Study boosts digital mammography for certain cases

Digital mammography provides radiologists with advantages in diagnosing cancer for some women, a large study by the American College of Radiology concluded.

Results of the study, released at the ACR's fall meeting, suggest that digital mammography is more accurate in assessing risks of women younger than 50, with radiographically dense breasts or who are premenopausal or perimenopausal.

The results indicated that film-based mammography and digital mammography provide overall similar diagnostic accuracy. Previous studies had not found significant differences between the two modalities.

Proponents of digital imaging found the results encouraging. Digital mammography helps radiologists by enabling them to use image processing that allows the degree of contrast to be manipulated. As a result, they're able to increase contrast in dense areas of the breast that otherwise would exhibit low contrast.

The Digital Mammographic Imaging Screening Trial is one of the largest tests of digital mammography to date.
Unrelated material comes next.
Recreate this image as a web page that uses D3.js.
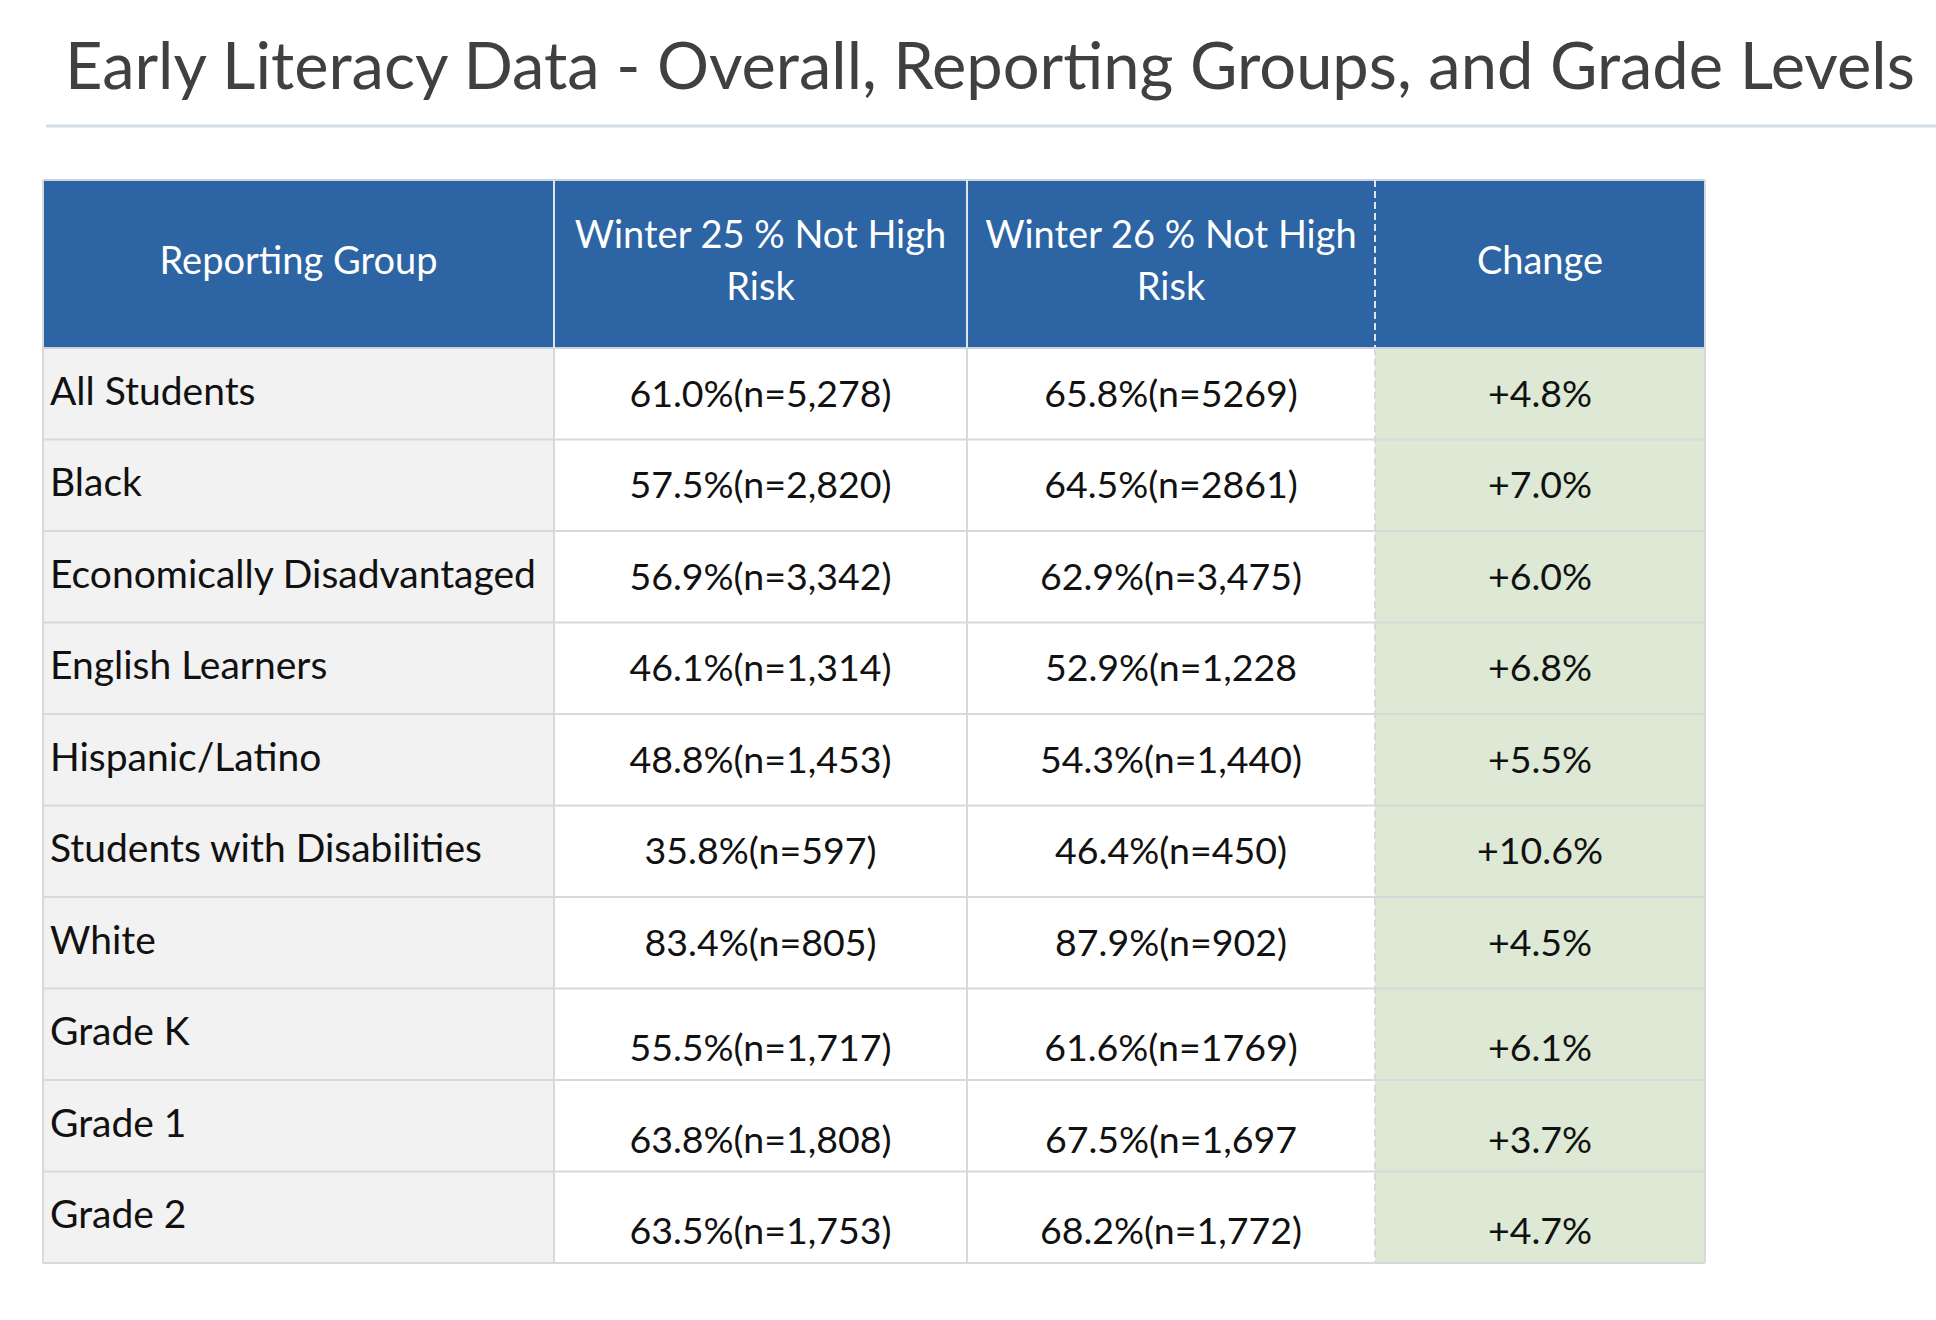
<!DOCTYPE html>
<html>
<head>
<meta charset="utf-8">
<script src="https://cdn.jsdelivr.net/npm/d3@7"></script>
<style>
  body { margin: 0; background: #fff; }
  text { font-family: Lato, "Noto Sans", sans-serif; }
</style>
</head>
<body>
<div id="chart-area"></div>
<script>
// table data
var groups = ["All Students", "Black", "Economically Disadvantaged", "English Learners",
  "Hispanic/Latino", "Students with Disabilities", "White", "Grade K", "Grade 1", "Grade 2"];
var winter25 = ["61.0%(n=5,278)", "57.5%(n=2,820)", "56.9%(n=3,342)", "46.1%(n=1,314)",
  "48.8%(n=1,453)", "35.8%(n=597)", "83.4%(n=805)", "55.5%(n=1,717)", "63.8%(n=1,808)", "63.5%(n=1,753)"];
var winter26 = ["65.8%(n=5269)", "64.5%(n=2861)", "62.9%(n=3,475)", "52.9%(n=1,228",
  "54.3%(n=1,440)", "46.4%(n=450)", "87.9%(n=902)", "61.6%(n=1769)", "67.5%(n=1,697", "68.2%(n=1,772)"];
var change = [4.8, 7.0, 6.0, 6.8, 5.5, 10.6, 4.5, 6.1, 3.7, 4.7];
var columns = ["group", "w25", "w26", "change"];
var headers = [["Reporting Group"], ["Winter 25 % Not High", "Risk"], ["Winter 26 % Not High", "Risk"], ["Change"]];

var width = 1936, height = 1320;
var tableLeft = 43, tableRight = 1705, headTop = 180, headBottom = 348, tableBottom = 1263;
var colEdges = [43, 554, 967, 1375, 1705];

var svg = d3.select("#chart-area").append("svg")
  .attr("width", width)
  .attr("height", height);

svg.append("text")
  .attr("x", 65)
  .attr("y", 89)
  .attr("font-size", "65px")
  .style("fill", "#404040")
  .text("Early Literacy Data - Overall, Reporting Groups, and Grade Levels");

svg.append("line")
  .attr("x1", 46).attr("x2", width)
  .attr("y1", 126).attr("y2", 126)
  .style("stroke", "#d6dee7")
  .style("stroke-width", 3);

var x = d3.scaleOrdinal().domain(columns).range(colEdges.slice(0, 4));
var colW = d3.scaleOrdinal().domain(columns).range(d3.pairs(colEdges).map(p => p[1] - p[0]));
var y = d3.scaleBand().domain(groups).range([headBottom, tableBottom]).padding(0);

var rows = groups.map((g, i) => ({
  group: g,
  w25: winter25[i],
  w26: winter26[i],
  change: "+" + d3.format(".1f")(change[i]) + "%",
  grade: g.indexOf("Grade") === 0
}));

var fills = { group: "#f2f2f2", w25: "#ffffff", w26: "#ffffff", change: "#dde8d5" };

// header
svg.append("rect")
  .attr("x", tableLeft).attr("y", headTop)
  .attr("width", tableRight - tableLeft).attr("height", headBottom - headTop)
  .style("fill", "#2c64a4");

var head = svg.append("g").selectAll("text").data(columns).enter().append("text")
  .attr("text-anchor", "middle")
  .attr("font-size", "38px")
  .style("fill", "#ffffff");
head.each(function(c, i) {
  var lines = headers[i];
  var cy = (headTop + headBottom) / 2;
  var t = d3.select(this);
  lines.forEach((l, j) => {
    t.append("tspan")
      .attr("x", x(c) + colW(c) / 2)
      .attr("y", cy + 10 + (j - (lines.length - 1) / 2) * 52)
      .text(l);
  });
});

// body cells
var rowG = svg.append("g").selectAll("g").data(rows).enter().append("g")
  .attr("transform", d => "translate(0," + y(d.group) + ")");

rowG.selectAll("rect").data(d => columns.map(c => ({ col: c, row: d }))).enter().append("rect")
  .attr("x", d => x(d.col))
  .attr("y", 0)
  .attr("width", d => colW(d.col))
  .attr("height", y.bandwidth())
  .style("fill", d => fills[d.col]);

rowG.selectAll("text").data(d => columns.map(c => ({ col: c, row: d }))).enter().append("text")
  .attr("x", d => d.col === "group" ? x(d.col) + 7 : x(d.col) + colW(d.col) / 2)
  .attr("y", d => y.bandwidth() / 2 + (d.col === "group" ? 11 : 13) + (d.row.grade && d.col !== "group" ? 14 : 0))
  .attr("text-anchor", d => d.col === "group" ? "start" : "middle")
  .attr("font-size", d => d.col === "group" ? "39px" : "37.5px")
  .style("fill", "#111111")
  .text(d => d.row[d.col]);

// grid lines
var grid = svg.append("g").style("stroke", "#d9d9d9").style("stroke-width", 2);
grid.selectAll("line.h").data(groups.slice(1)).enter().append("line")
  .attr("x1", tableLeft).attr("x2", tableRight)
  .attr("y1", d => y(d)).attr("y2", d => y(d));
grid.append("line")
  .attr("x1", tableLeft).attr("x2", tableRight)
  .attr("y1", headBottom).attr("y2", headBottom)
  .style("stroke", "#c9d3e0");
grid.append("line")
  .attr("x1", tableLeft).attr("x2", tableRight)
  .attr("y1", tableBottom).attr("y2", tableBottom);
grid.append("line")
  .attr("x1", tableLeft).attr("x2", tableRight)
  .attr("y1", headTop).attr("y2", headTop)
  .style("stroke", "#c9d3e0");

// vertical lines, header part white, body part gray
["w25", "w26", "change"].forEach(c => {
  grid.append("line")
    .attr("x1", x(c)).attr("x2", x(c))
    .attr("y1", headTop).attr("y2", headBottom)
    .style("stroke", "#dde4ee")
    .style("stroke-dasharray", c === "change" ? "7,4" : null);
  grid.append("line")
    .attr("x1", x(c)).attr("x2", x(c))
    .attr("y1", headBottom).attr("y2", tableBottom)
    .style("stroke-dasharray", c === "change" ? "7,4" : null);
});
[tableLeft, tableRight].forEach(xx => {
  grid.append("line")
    .attr("x1", xx).attr("x2", xx)
    .attr("y1", headTop).attr("y2", tableBottom);
});
</script>
</body>
</html>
It spanned four years and involved more than 49,500 women in 35 centers in the United States and Canada.

The study's findings could increase the use of digital mammography among groups of women who could directly benefit from it, said Vincent Polkus, mammography advanced applications product manager for GE Healthcare.

"The use of digital mammography will directly translate into a reduction from breast cancer," he predicted, estimating that digital mammography's advantages apply to population groups that comprise as many as 40 percent of U.S. women.

Polkus predicted that there will be increasing demand for digital mammography, and healthcare organizations will need to be convinced that larger upfront expenses for those devices will be offset by other savings – on film, processing and storage – over the length of the investment.

The National Electrical Manufacturers Association said the study indicates that digital mammography "is a win-win technology that significantly improves cancer detection in key groups of women and makes big improvements in productivity because digital images are easier to access, adjust, store and retrieve," said Bob Britain, vice president of medical products for NEMA.

Britain also contends that, "Digital mammography can also help move the U.S. healthcare system into the age of IT, the electronic health record, and the efficiencies that information technologies offer."